Aside from the bookworm damage, the books are extremely interesting in their own right, and have been beautifully bound as well as extensively annotated and rubricated. The work is Antoninus’ Summa Theologica of 1511, printed in Basel and bound with a German vellum binding which is probably contemporary. It is blind-tooled with an intricate design including naked men firing arrows at flying birds (sadly not pictured).
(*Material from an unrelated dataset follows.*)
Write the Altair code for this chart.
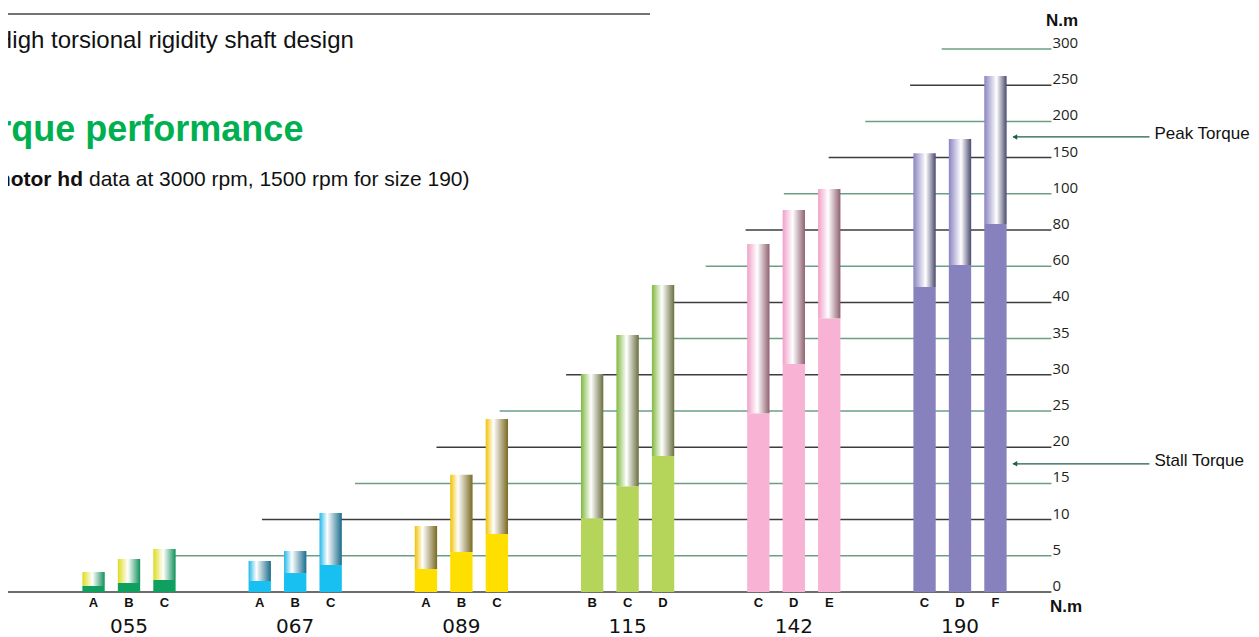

There are extensive Latin annotations in a sixteenth-century hand, and German personal names such as Bartholomeus Gabler and Fridolinus Grob. In addition, one of the volumes has a manuscript indulgence in Italian in what is possibly a sixteenth-century hand on the verso of the rear fly-leaf:
The title page of both volumes features this elegant woodcut printer’s device (see below) of a serpent-tailed bird, or basilisk, holding the arms of the city of Basel, a pun on the place of publication. This idea has been taken up by the author of the annotations at the bottom of the page, who is likely to have been a Catholic sympathiser bewailing the fact that Basel has become a centre for protestant reform. The annotation reads:
O Basilea seu civitas regia, quae olim regina virtutum eras Et verae doctrinae Nunc Basilisci atroci veneno infecta et corrupta requiris medicinam salutis
Which may be translated as: O Basel, or city royal, who once was queen of virtues And of true doctrine! Now, infected and corrupted with the atrocious poison of the Basilisk, you need the medicine of salvation!
The worms certainly chose an interesting meal! Thanks to our hardworking NADFAS volunteers for bringing the work to our attention.